◆ **Task requirements**
Only the span from the line containing "Clone this chart in Bokeh." down to the line containing "ci_high = [0.841, 0.808, 0.841, 0.789, 0.807, 0.809, 0.738]" is to be printed, exactly and inclusively, with pictures omitted.

◆ **Records provided**

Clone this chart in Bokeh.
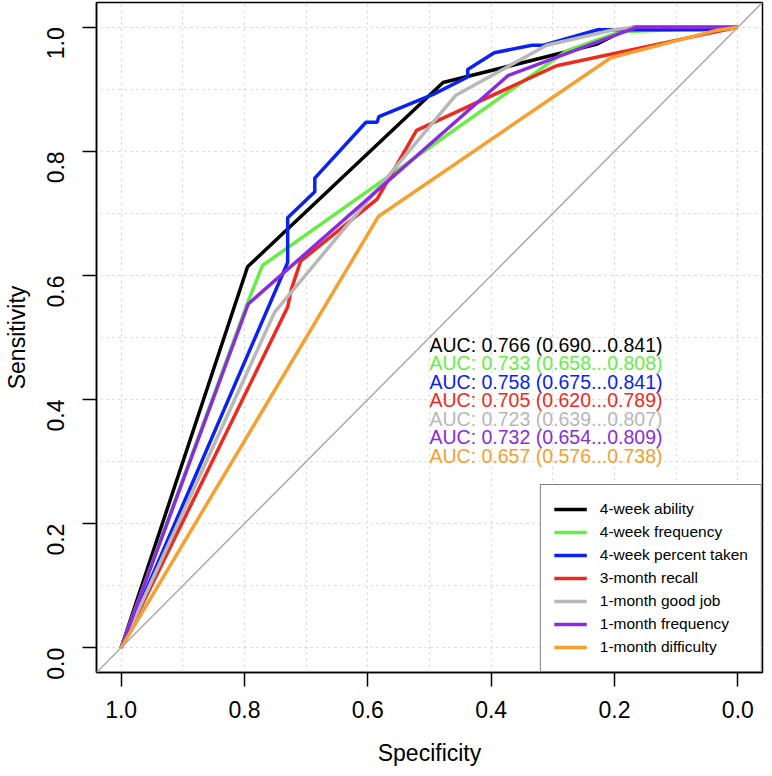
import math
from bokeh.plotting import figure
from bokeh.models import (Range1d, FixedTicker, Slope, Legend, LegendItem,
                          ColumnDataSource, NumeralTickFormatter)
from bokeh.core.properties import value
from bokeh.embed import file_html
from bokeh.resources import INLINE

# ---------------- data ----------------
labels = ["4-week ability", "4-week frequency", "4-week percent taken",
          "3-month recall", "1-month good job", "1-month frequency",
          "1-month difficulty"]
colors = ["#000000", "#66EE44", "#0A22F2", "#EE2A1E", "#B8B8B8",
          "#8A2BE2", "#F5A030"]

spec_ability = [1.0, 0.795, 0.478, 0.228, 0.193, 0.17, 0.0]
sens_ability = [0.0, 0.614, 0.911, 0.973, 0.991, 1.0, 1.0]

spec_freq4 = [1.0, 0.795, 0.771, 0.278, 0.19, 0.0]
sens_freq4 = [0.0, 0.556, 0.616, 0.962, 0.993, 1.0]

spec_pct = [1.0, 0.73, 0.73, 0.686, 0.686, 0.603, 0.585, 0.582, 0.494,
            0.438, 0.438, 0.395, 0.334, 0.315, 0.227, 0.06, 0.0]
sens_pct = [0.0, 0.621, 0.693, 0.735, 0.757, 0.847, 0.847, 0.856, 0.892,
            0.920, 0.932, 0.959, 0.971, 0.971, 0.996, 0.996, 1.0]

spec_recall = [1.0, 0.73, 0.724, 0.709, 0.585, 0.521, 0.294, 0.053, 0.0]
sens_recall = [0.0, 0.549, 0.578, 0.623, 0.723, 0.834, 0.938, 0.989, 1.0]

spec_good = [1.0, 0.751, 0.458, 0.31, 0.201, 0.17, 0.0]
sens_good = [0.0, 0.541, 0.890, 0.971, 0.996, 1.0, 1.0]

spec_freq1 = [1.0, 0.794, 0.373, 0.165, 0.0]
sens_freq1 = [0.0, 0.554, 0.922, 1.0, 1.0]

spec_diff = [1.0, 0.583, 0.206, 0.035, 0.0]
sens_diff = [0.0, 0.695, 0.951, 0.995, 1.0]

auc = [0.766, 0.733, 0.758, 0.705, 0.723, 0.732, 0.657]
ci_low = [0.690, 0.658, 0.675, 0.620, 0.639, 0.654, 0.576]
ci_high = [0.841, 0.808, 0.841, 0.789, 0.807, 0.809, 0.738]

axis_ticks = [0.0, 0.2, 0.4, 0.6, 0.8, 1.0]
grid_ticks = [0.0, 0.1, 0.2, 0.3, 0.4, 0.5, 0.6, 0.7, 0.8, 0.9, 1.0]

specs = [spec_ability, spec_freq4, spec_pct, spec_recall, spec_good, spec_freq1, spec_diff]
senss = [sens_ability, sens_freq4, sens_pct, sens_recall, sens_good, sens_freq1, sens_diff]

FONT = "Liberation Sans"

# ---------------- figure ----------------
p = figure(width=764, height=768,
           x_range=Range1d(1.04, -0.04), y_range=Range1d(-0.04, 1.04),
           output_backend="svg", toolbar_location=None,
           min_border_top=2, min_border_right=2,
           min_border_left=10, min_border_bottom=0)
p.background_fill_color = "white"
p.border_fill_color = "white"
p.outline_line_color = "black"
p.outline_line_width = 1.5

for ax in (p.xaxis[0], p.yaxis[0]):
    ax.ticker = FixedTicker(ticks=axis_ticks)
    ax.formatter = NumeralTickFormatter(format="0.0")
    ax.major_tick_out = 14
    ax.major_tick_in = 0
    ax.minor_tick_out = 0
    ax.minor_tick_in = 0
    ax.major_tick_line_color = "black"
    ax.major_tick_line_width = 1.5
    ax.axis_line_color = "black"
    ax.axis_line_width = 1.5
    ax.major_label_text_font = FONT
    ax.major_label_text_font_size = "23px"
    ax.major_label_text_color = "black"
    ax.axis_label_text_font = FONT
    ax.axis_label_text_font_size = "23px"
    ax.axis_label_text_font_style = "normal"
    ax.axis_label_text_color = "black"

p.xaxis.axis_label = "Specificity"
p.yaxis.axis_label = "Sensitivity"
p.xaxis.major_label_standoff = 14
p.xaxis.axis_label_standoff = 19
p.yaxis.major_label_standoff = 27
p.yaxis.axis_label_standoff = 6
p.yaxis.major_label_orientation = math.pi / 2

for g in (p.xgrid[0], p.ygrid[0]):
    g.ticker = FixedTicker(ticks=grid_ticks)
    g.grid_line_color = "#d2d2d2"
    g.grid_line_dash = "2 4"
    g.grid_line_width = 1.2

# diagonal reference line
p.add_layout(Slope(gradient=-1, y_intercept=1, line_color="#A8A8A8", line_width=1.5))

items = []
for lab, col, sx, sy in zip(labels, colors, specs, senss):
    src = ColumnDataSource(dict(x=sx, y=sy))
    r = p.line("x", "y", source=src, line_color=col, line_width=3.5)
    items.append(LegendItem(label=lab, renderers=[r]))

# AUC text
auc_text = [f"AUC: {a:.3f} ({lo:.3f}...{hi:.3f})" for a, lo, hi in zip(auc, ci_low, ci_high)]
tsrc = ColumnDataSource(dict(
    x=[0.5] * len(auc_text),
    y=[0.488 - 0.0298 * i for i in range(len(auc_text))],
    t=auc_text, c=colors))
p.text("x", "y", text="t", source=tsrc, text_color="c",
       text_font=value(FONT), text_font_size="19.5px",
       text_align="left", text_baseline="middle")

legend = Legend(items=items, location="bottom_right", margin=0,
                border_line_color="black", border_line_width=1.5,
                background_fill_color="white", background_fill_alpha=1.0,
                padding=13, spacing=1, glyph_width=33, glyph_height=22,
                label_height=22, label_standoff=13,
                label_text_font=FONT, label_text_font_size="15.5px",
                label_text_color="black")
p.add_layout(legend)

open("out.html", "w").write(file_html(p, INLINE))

* * *

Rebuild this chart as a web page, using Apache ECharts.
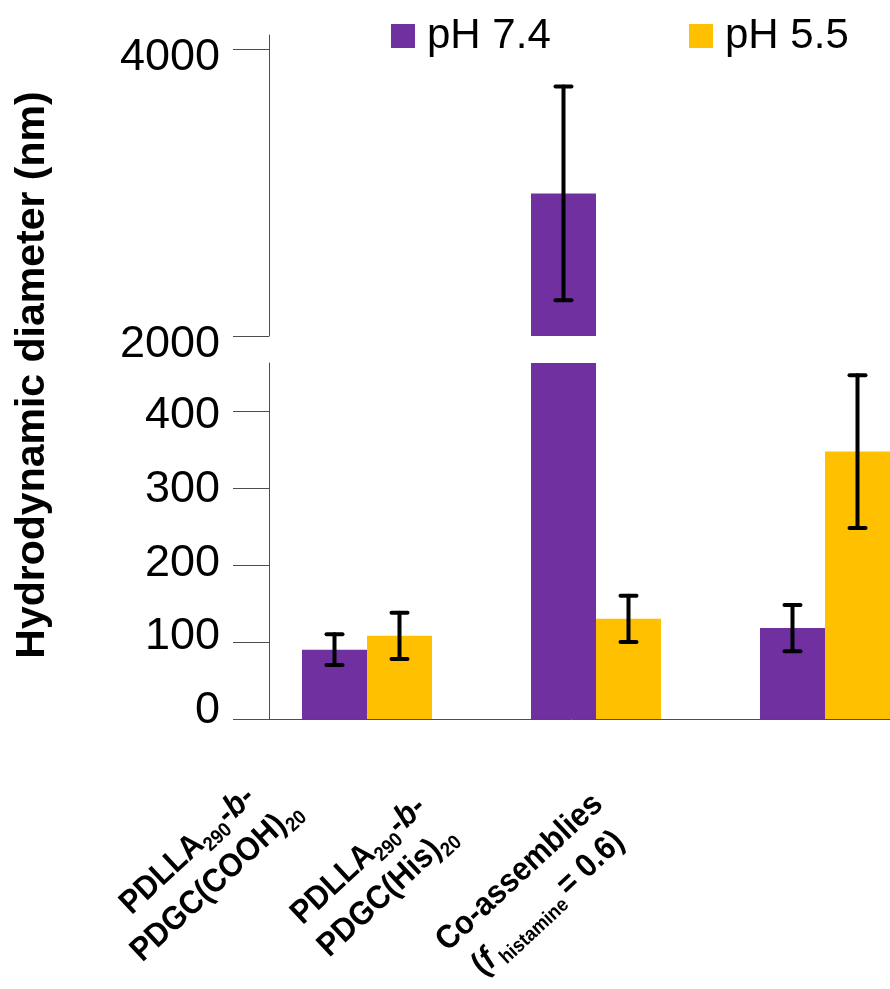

...

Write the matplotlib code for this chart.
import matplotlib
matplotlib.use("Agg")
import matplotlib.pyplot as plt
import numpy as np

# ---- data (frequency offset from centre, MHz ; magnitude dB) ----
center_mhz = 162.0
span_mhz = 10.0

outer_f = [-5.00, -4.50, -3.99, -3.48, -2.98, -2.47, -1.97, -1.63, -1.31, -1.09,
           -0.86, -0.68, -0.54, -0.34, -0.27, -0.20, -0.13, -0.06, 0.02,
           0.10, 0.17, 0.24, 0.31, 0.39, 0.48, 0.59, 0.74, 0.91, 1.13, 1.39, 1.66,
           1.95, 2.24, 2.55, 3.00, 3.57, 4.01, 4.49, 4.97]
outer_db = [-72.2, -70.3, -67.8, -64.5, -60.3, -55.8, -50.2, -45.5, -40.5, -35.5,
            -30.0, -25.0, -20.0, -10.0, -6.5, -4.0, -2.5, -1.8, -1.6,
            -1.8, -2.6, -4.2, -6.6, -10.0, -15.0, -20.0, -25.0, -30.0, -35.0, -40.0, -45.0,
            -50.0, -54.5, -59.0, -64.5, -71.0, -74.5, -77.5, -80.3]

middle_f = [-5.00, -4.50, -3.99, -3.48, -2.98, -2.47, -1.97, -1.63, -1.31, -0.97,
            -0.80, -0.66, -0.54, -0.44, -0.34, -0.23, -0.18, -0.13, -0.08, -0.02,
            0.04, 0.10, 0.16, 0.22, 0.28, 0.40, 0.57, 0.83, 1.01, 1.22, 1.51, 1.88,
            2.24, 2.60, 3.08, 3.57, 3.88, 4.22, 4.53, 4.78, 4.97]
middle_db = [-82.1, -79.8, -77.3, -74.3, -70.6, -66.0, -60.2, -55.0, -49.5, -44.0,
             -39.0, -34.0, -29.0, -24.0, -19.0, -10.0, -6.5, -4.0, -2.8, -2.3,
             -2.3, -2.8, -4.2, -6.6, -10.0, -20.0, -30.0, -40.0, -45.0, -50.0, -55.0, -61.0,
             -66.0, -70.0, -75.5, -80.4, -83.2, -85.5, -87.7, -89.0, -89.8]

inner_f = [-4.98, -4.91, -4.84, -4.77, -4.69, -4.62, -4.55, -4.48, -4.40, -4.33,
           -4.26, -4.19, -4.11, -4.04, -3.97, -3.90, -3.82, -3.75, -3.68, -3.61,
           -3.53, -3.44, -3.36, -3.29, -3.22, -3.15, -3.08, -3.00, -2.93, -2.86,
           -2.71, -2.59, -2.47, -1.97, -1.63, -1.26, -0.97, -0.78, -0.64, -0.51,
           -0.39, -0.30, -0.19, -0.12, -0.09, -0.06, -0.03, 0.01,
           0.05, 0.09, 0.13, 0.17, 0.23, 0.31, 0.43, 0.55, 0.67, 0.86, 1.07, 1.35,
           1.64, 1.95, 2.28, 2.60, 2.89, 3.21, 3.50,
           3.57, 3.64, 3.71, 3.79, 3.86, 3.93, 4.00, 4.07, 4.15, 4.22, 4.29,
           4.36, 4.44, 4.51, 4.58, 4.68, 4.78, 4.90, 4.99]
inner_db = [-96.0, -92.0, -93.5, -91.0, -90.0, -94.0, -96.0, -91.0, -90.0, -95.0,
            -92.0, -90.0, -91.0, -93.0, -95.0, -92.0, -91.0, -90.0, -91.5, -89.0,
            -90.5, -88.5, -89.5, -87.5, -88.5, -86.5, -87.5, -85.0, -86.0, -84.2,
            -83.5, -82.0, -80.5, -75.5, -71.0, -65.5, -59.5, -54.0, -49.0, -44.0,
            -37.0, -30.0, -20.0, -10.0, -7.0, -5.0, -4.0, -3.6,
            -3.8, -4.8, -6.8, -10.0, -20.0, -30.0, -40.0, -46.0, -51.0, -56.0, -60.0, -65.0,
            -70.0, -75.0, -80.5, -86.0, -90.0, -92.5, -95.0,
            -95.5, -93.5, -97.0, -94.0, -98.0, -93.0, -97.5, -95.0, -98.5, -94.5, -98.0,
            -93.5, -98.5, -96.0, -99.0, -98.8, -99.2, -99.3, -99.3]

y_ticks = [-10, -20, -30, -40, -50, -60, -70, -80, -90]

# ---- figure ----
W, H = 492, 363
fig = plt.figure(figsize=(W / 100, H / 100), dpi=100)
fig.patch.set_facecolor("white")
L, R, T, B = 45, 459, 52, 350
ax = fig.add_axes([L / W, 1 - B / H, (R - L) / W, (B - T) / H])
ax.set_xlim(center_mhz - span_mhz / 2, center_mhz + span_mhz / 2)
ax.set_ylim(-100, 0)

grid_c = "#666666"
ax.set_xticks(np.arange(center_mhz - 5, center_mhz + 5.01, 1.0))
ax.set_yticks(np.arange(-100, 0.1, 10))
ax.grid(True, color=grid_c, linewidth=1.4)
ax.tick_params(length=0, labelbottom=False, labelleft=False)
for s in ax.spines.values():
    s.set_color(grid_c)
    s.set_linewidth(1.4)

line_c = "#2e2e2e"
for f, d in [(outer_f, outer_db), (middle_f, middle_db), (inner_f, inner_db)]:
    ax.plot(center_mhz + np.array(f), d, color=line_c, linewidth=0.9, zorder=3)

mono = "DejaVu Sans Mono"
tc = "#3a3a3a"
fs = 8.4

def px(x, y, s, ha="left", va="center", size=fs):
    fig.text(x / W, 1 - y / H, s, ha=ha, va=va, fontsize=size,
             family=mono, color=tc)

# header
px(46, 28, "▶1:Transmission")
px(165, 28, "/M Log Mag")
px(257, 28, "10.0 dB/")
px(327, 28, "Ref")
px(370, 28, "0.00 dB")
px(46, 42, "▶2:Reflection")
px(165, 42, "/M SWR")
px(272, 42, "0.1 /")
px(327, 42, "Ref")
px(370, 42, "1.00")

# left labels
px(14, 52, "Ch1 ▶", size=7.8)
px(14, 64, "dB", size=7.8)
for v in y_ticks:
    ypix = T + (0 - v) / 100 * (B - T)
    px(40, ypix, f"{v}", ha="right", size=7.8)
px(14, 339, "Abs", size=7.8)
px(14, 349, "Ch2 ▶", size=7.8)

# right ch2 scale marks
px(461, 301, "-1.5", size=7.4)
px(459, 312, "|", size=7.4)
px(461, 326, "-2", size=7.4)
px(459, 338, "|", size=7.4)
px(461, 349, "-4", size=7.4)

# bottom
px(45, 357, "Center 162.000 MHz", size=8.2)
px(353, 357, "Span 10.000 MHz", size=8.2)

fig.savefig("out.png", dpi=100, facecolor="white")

◆ **Written reply**
Clone this chart in Bokeh.
import math
from bokeh.plotting import figure
from bokeh.models import (Range1d, FixedTicker, Slope, Legend, LegendItem,
                          ColumnDataSource, NumeralTickFormatter)
from bokeh.core.properties import value
from bokeh.embed import file_html
from bokeh.resources import INLINE

# ---------------- data ----------------
labels = ["4-week ability", "4-week frequency", "4-week percent taken",
          "3-month recall", "1-month good job", "1-month frequency",
          "1-month difficulty"]
colors = ["#000000", "#66EE44", "#0A22F2", "#EE2A1E", "#B8B8B8",
          "#8A2BE2", "#F5A030"]

spec_ability = [1.0, 0.795, 0.478, 0.228, 0.193, 0.17, 0.0]
sens_ability = [0.0, 0.614, 0.911, 0.973, 0.991, 1.0, 1.0]

spec_freq4 = [1.0, 0.795, 0.771, 0.278, 0.19, 0.0]
sens_freq4 = [0.0, 0.556, 0.616, 0.962, 0.993, 1.0]

spec_pct = [1.0, 0.73, 0.73, 0.686, 0.686, 0.603, 0.585, 0.582, 0.494,
            0.438, 0.438, 0.395, 0.334, 0.315, 0.227, 0.06, 0.0]
sens_pct = [0.0, 0.621, 0.693, 0.735, 0.757, 0.847, 0.847, 0.856, 0.892,
            0.920, 0.932, 0.959, 0.971, 0.971, 0.996, 0.996, 1.0]

spec_recall = [1.0, 0.73, 0.724, 0.709, 0.585, 0.521, 0.294, 0.053, 0.0]
sens_recall = [0.0, 0.549, 0.578, 0.623, 0.723, 0.834, 0.938, 0.989, 1.0]

spec_good = [1.0, 0.751, 0.458, 0.31, 0.201, 0.17, 0.0]
sens_good = [0.0, 0.541, 0.890, 0.971, 0.996, 1.0, 1.0]

spec_freq1 = [1.0, 0.794, 0.373, 0.165, 0.0]
sens_freq1 = [0.0, 0.554, 0.922, 1.0, 1.0]

spec_diff = [1.0, 0.583, 0.206, 0.035, 0.0]
sens_diff = [0.0, 0.695, 0.951, 0.995, 1.0]

auc = [0.766, 0.733, 0.758, 0.705, 0.723, 0.732, 0.657]
ci_low = [0.690, 0.658, 0.675, 0.620, 0.639, 0.654, 0.576]
ci_high = [0.841, 0.808, 0.841, 0.789, 0.807, 0.809, 0.738]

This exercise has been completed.